Just what Americans needed: another reason for the rest of the world to think we are loud, selfish, spoiled and obnoxious. In the Torino Olympics, American athletes made fools of themselves.
I am not talking about the medal count, although sports commentators don’t seem too happy about that either. I am referring to American athletes’ sportsmanship. There were many problems in Torino, not just with the athletes, but also with the press and with the Games themselves.
The U.S. was second only to Germany in total medals, with 25 and 29 respectively. Although the press had high hopes for “the best Olympics team ever,” headlines only emphasized athletes’ tumbles, missteps and, gasp, silver medals.
When Sasha Cohen won her silver medal, the L.A. Times showed her crashing on the ice rather than celebrating on the podium. In an interview, Cohen admitted to horrible disappointment, saying, “I’ve seen a couple pictures of me falling, you know, in the interviews they like to replay that. That was hard for me.”
Of course, Cohen is an example of an athlete who was at least able to admit that it was simply part of life and move on. Meanwhile, fellow American figure skater Johnny Weir blamed everything from his bus schedule to “bad karma” for his poor free skate.
Since when was an Olympic silver medal so terrible? Athletes compete against the world’s best in their sport and, as the truly articulate speedskater Apollo Ono said in an interview with Bob Costas after his first bronze medal, he won that medal; he did not lose it. Despite a new maturity and wisdom he did not possess four years ago, Ono did not seem to get the same respect from Americans he’d gotten last Olympics, at least until he won another gold and bronze medal.
While Weir was immature, speed skater Shani Davis, the first black person to medal in the winter Olympics, was outright nasty, actually causing reporters to ask him why he was so angry. Although he probably was not in an easy situation, there’s no excuse for his insolence.
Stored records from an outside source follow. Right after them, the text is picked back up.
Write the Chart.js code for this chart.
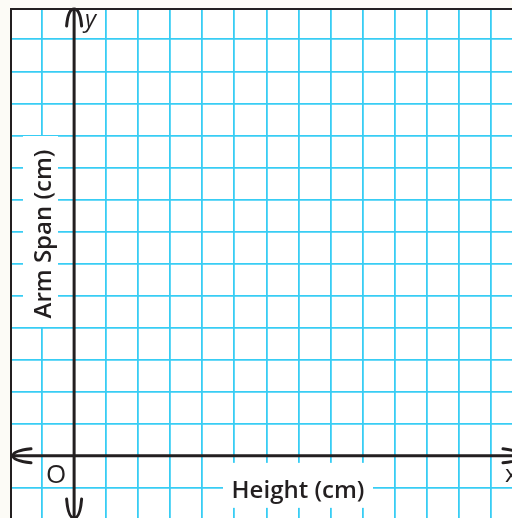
<!DOCTYPE html>
<html>
<head>
<meta charset="utf-8">
<script src="https://cdn.jsdelivr.net/npm/chart.js@4/dist/chart.umd.min.js"></script>
<style>
  html, body { margin: 0; padding: 0; background: #fcfbf6; }
  canvas { display: block; }
</style>
</head>
<body>
<canvas id="myChart" width="512" height="518"></canvas>
<script>
// grid ticks (one square = one unit), axis ranges and labels
var xTicks = [-1, 0, 1, 2, 3, 4, 5, 6, 7, 8, 9, 10, 11, 12, 13];
var yTicks = [-1, 0, 1, 2, 3, 4, 5, 6, 7, 8, 9, 10, 11, 12, 13];
var xRange = [-2, 13.66];
var yRange = [-1.94, 13.98];
var xTitle = "Height (cm)";
var yTitle = "Arm Span (cm)";
var originLabel = "O";
var xName = "x";
var yName = "y";

var ink = '#231f20';
var gridBlue = '#38cdf4';
var font = '"Open Sans", "DejaVu Sans", sans-serif';

var paperPlugin = {
    id: 'paper',
    beforeDraw: function (chart) {
        var c = chart.ctx, a = chart.chartArea;
        c.save();
        c.fillStyle = '#fcfbf6';
        c.fillRect(0, 0, chart.width, chart.height);
        c.fillStyle = '#ffffff';
        c.fillRect(a.left, a.top, a.right - a.left, a.bottom - a.top);
        c.restore();
    },
    afterDraw: function (chart) {
        var c = chart.ctx, a = chart.chartArea;
        var xs = chart.scales.x, ys = chart.scales.y;
        var ox = xs.getPixelForValue(0), oy = ys.getPixelForValue(0);
        c.save();

        // white boxes under the axis titles
        c.fillStyle = '#ffffff';
        c.fillRect(223, oy + 7, 150, 45);
        c.fillRect(a.left + 13, 136, 35, 191);

        // paper edge (top and left)
        c.strokeStyle = ink;
        c.lineWidth = 2;
        c.beginPath();
        c.moveTo(a.left + 1, chart.height);
        c.lineTo(a.left + 1, a.top + 1);
        c.lineTo(chart.width, a.top + 1);
        c.stroke();

        // axes
        c.lineWidth = 3;
        c.lineCap = 'round';
        c.lineJoin = 'round';
        c.beginPath();
        c.moveTo(ox, a.top + 2);
        c.lineTo(ox, chart.height + 5);
        c.moveTo(a.left + 3, oy);
        c.lineTo(chart.width + 5, oy);
        c.stroke();

        // arrow heads
        c.beginPath();
        // up
        c.moveTo(ox - 7.5, a.top + 18);
        c.quadraticCurveTo(ox - 6, a.top + 1, ox, a.top + 1);
        c.quadraticCurveTo(ox + 6, a.top + 1, ox + 7.5, a.top + 18);
        // down
        c.moveTo(ox - 7.5, chart.height - 19);
        c.quadraticCurveTo(ox - 6, chart.height, ox, chart.height);
        c.quadraticCurveTo(ox + 6, chart.height, ox + 7.5, chart.height - 19);
        // left
        c.moveTo(a.left + 21, oy - 7);
        c.quadraticCurveTo(a.left + 3, oy - 5, a.left + 3, oy);
        c.quadraticCurveTo(a.left + 3, oy + 5, a.left + 21, oy + 7);
        // right
        c.moveTo(a.right - 9, oy - 7);
        c.quadraticCurveTo(a.right + 9, oy - 5, a.right + 9, oy);
        c.quadraticCurveTo(a.right + 9, oy + 5, a.right - 9, oy + 7);
        c.stroke();

        // texts
        c.fillStyle = ink;
        c.textBaseline = 'alphabetic';
        c.font = 'italic 500 24px ' + font;
        c.textAlign = 'left';
        c.fillText(yName, ox + 11, a.top + 19);
        c.font = '500 26px ' + font;
        c.fillText(originLabel, ox - 28, oy + 27);
        c.font = '500 24px ' + font;
        c.fillText(xName, a.right - 7, oy + 26);
        c.font = '600 24px ' + font;
        c.textAlign = 'center';
        c.fillText(xTitle, 298, oy + 42);
        c.save();
        c.translate(51, 234);
        c.rotate(-Math.PI / 2);
        c.fillText(yTitle, 0, 0);
        c.restore();

        c.restore();
    }
};

var makeScale = function (range, ticks, position) {
    return {
        type: 'linear',
        position: position,
        min: range[0],
        max: range[1],
        afterBuildTicks: function (scale) {
            scale.ticks = ticks.map(function (v) { return {value: v}; });
        },
        ticks: {display: false},
        grid: {
            color: gridBlue,
            lineWidth: 1.8,
            drawTicks: false
        },
        border: {display: false}
    };
};

var ctx = document.getElementById('myChart');
var myChart = new Chart(ctx, {
    type: 'scatter',
    data: {
        datasets: [{
            label: yTitle,
            data: [],
            showLine: false
        }]
    },
    options: {
        responsive: false,
        animation: false,
        devicePixelRatio: 1,
        layout: {padding: {left: 10, top: 8, right: 0, bottom: 0}},
        plugins: {
            legend: {display: false},
            tooltip: {enabled: false}
        },
        scales: {
            x: makeScale(xRange, xTicks, 'top'),
            y: makeScale(yRange, yTicks, 'left')
        }
    },
    plugins: [paperPlugin]
});
</script>
</body>
</html>
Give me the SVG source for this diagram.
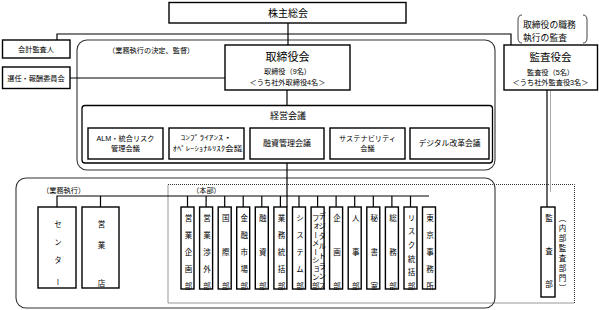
<svg xmlns="http://www.w3.org/2000/svg" width="599" height="310" viewBox="0 0 599 310">
<style>
text{font-family:"Liberation Sans","Noto Sans CJK JP",sans-serif;fill:#000}
.box{fill:#fff;stroke:#000;stroke-width:1.4}
.frame{fill:none;stroke:#333;stroke-width:1.1}
.dot{fill:none;stroke:#333;stroke-width:1;stroke-dasharray:1 1}
.ln{fill:none;stroke:#000;stroke-width:1.2}
.c{text-anchor:middle}
.v{writing-mode:vertical-rl;font-size:7.5px}
.s7{font-size:7.2px}
</style>
<rect width="599" height="310" fill="#fff"/>
<g id="frames">
<rect class="frame" x="77" y="40" width="418" height="130" rx="10"/>
<rect class="frame" x="16" y="178" width="479" height="130" rx="10"/>
<rect class="dot" x="168" y="184.5" width="406.5" height="118.5"/>
</g>
<g id="connectors">
<path class="ln" d="M288 23V45M57 40V34H511V45M70 78H225M287 90V105M287 163V207M57 207V196H429M100.5 196V207"/>
<path class="ln" d="M187.5 196V207M206.1 196V207M224.7 196V207M243.2 196V207M261.8 196V207M280.4 196V207M299 196V207M317.6 196V207M336.1 196V207M354.7 196V207M373.3 196V207M391.9 196V207M410.5 196V207"/>
<path class="ln" d="M547 90V207"/>
<path d="M550.5 90V192" stroke="#aaa" stroke-width="1" fill="none"/>
</g>
<g id="n-shareholders">
<rect class="box" x="169" y="2.5" width="237" height="20.5"/>
<text class="c" x="288" y="16.5" font-size="10">株主総会</text>
</g>
<g id="n-auditor">
<rect class="box" x="2.5" y="40" width="67.5" height="18"/>
<text class="c s7" x="36" y="51.8">会計監査人</text>
</g>
<g id="n-nomination">
<rect class="box" x="2.5" y="67" width="67.5" height="21.5"/>
<text class="c s7" x="36" y="80.5">選任・報酬委員会</text>
</g>
<text class="s7" x="108" y="52.5">（業務執行の決定、監督）</text>
<g id="n-board">
<rect class="box" x="225" y="45" width="125" height="45"/>
<text class="c" x="287.5" y="60.5" font-size="11">取締役会</text>
<text class="c s7" x="287.5" y="74">取締役（9名）</text>
<text class="c s7" x="287.5" y="84.5">＜うち社外取締役4名＞</text>
</g>
<g id="n-kansa-note">
<path d="M522 15Q518 15 518 20V38Q518 43 522 43M583 15Q587 15 587 20V38Q587 43 583 43" fill="none" stroke="#444" stroke-width="1"/>
<text x="523" y="28" font-size="8.8">取締役の職務</text>
<text x="523" y="40.5" font-size="8.8">執行の監査</text>
</g>
<g id="n-kansayakukai">
<rect class="box" x="504" y="45" width="93.5" height="45"/>
<text class="c" x="550.5" y="60.5" font-size="10.5">監査役会</text>
<text class="c s7" x="550.5" y="74.5">監査役（5名）</text>
<text class="c s7" x="550.5" y="84.5">＜うち社外監査役3名＞</text>
</g>
<g id="n-keiei">
<rect x="82" y="105.5" width="410.5" height="57.5" rx="3" fill="#fff" stroke="#000" stroke-width="1.3"/>
<text class="c" x="288" y="118.5" font-size="9">経営会議</text>
</g>
<g id="n-alm">
<rect class="box" x="88" y="128" width="75" height="31"/>
<text class="c s7" x="125.5" y="140.5">ALM・統合リスク</text>
<text class="c s7" x="125.5" y="151">管理会議</text>
</g>
<g id="n-compliance">
<rect class="box" x="169" y="128" width="75" height="31"/>
<text class="c" x="206.5" y="140" font-size="6.5" textLength="52" lengthAdjust="spacingAndGlyphs">ｺﾝﾌﾟﾗｲｱﾝｽ・</text>
<text class="c" x="207.5" y="151" font-size="6.5" textLength="70" lengthAdjust="spacingAndGlyphs">ｵﾍﾟﾚｰｼｮﾅﾙﾘｽｸ会議</text>
</g>
<g id="n-yushi">
<rect class="box" x="250" y="128" width="74" height="31"/>
<text class="c" x="287" y="146" font-size="8">融資管理会議</text>
</g>
<g id="n-sustain">
<rect class="box" x="330" y="128" width="75" height="31"/>
<text class="c s7" x="367.5" y="140.5">サステナビリティ</text>
<text class="c s7" x="367.5" y="151">会議</text>
</g>
<g id="n-digital-kaigi">
<rect class="box" x="410" y="128" width="79" height="31"/>
<text class="c" x="449.5" y="146" font-size="7.8">デジタル改革会議</text>
</g>
<text class="s7" x="42" y="193">（業務執行）</text>
<text class="s7" x="192" y="192.5">（本部）</text>
<g id="n-center">
<rect class="box" x="38" y="207" width="38" height="81"/>
<text class="v" x="57" y="220.25 238.25 256.25 278.25">センター</text>
</g>
<g id="n-branch">
<rect class="box" x="82" y="207" width="37" height="81"/>
<text class="v" x="100.5" y="220.25 241.25 279.25">営業店</text>
</g>
<g id="n-d1"><rect class="box" x="181" y="207" width="13" height="82"/><text class="v" x="187.5" y="214.25 231.25 248.25 265.25 282.25">営業企画部</text></g>
<g id="n-d2"><rect class="box" x="199.6" y="207" width="13" height="82"/><text class="v" x="206.1" y="214.25 231.25 248.25 265.25 282.25">営業渉外部</text></g>
<g id="n-d3"><rect class="box" x="218.2" y="207" width="13" height="82"/><text class="v" x="224.7" y="214.25 248.25 282.25">国際部</text></g>
<g id="n-d4"><rect class="box" x="236.7" y="207" width="13" height="82"/><text class="v" x="243.2" y="214.25 231.25 248.25 265.25 282.25">金融市場部</text></g>
<g id="n-d5"><rect class="box" x="255.3" y="207" width="13" height="82"/><text class="v" x="261.8" y="214.25 248.25 282.25">融資部</text></g>
<g id="n-d6"><rect class="box" x="273.9" y="207" width="13" height="82"/><text class="v" x="280.4" y="214.25 231.25 248.25 265.25 282.25">業務統括部</text></g>
<g id="n-d7"><rect class="box" x="292.5" y="207" width="13" height="82"/><text class="v" x="299" y="214.25 231.25 248.25 265.25 282.25">システム部</text></g>
<g id="n-d8"><rect class="box" x="311.1" y="207" width="13" height="82"/><text class="v" x="321.2" font-size="6" y="212 222 232 242 252 262 272 282">デジタルトランス</text><text class="v" x="314.8" font-size="6" y="214 222.5 231 239.5 248 256.5 265 273.5 282">フォーメーション部</text></g>
<g id="n-d9"><rect class="box" x="329.6" y="207" width="13" height="82"/><text class="v" x="336.1" y="214.25 248.25 282.25">企画部</text></g>
<g id="n-d10"><rect class="box" x="348.2" y="207" width="13" height="82"/><text class="v" x="354.7" y="214.25 248.25 282.25">人事部</text></g>
<g id="n-d11"><rect class="box" x="366.8" y="207" width="13" height="82"/><text class="v" x="373.3" y="214.25 248.25 282.25">秘書室</text></g>
<g id="n-d12"><rect class="box" x="385.4" y="207" width="13" height="82"/><text class="v" x="391.9" y="214.25 248.25 282.25">総務部</text></g>
<g id="n-d13"><rect class="box" x="404" y="207" width="13" height="82"/><text class="v" x="410.5" y="214.25 227.85 241.45 255.05 268.65 282.25">リスク統括部</text></g>
<g id="n-d14"><rect class="box" x="422.5" y="207" width="13" height="82"/><text class="v" x="429" y="214.25 231.25 248.25 265.25 282.25">東京事務所</text></g>
<g id="n-kansabu">
<rect class="box" x="541" y="207" width="14" height="90"/>
<text class="v" x="548" y="214.25 247.25 280.25">監査部</text>
<text class="v" x="561.5" font-size="7" y="214 224 234 244 254 264 274 284">（内部監査部門）</text>
</g>
</svg>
Add to the mix the ski team, with Julia Mancuso’s tiara and Resi Stiegler’s pearls. They seemed more like five-year-olds playing dress up in their mommies’ closets than athletes. It seems like every athlete has to be a star on a Wheaties box.
And oddly, the stars who do make it to the Wheaties box, such as Bode Miller, shouldn’t be there. He went home empty handed, but he truly deserved to lose his Nike endorsement privileges when he told the nation he went skiing bombed.
Justice was served when Lindsay Jacobellis tried to flashily grab her board with meters left in the snowboarding cross race, fell and lost what seemed like an inevitable gold. The competition alone should have been fun enough.
There have been amazing athletes who have gracefully overcome obstacles, highlighted in the stories that Bob Costas narrates to emotional music and memorable races, but most of the stories were not from the Americans. And I could not shake the feeling that something was off.
When a gold medal makes or breaks an athlete’s future—it could be, after all, the difference between retiring at the age of 19 or coaching high school hockey in upstate New York—it is understandable that he would put a huge emphasis on winning.
But there have always been pressures and money. In this Olympics, our athletes, on the whole, handled these pressures with all the grace of 13-year-olds, and were just as self-involved. Instead of bringing us to our feet in cheers, we were left squirming in our chairs as America’s image took a Bode Miller tumble.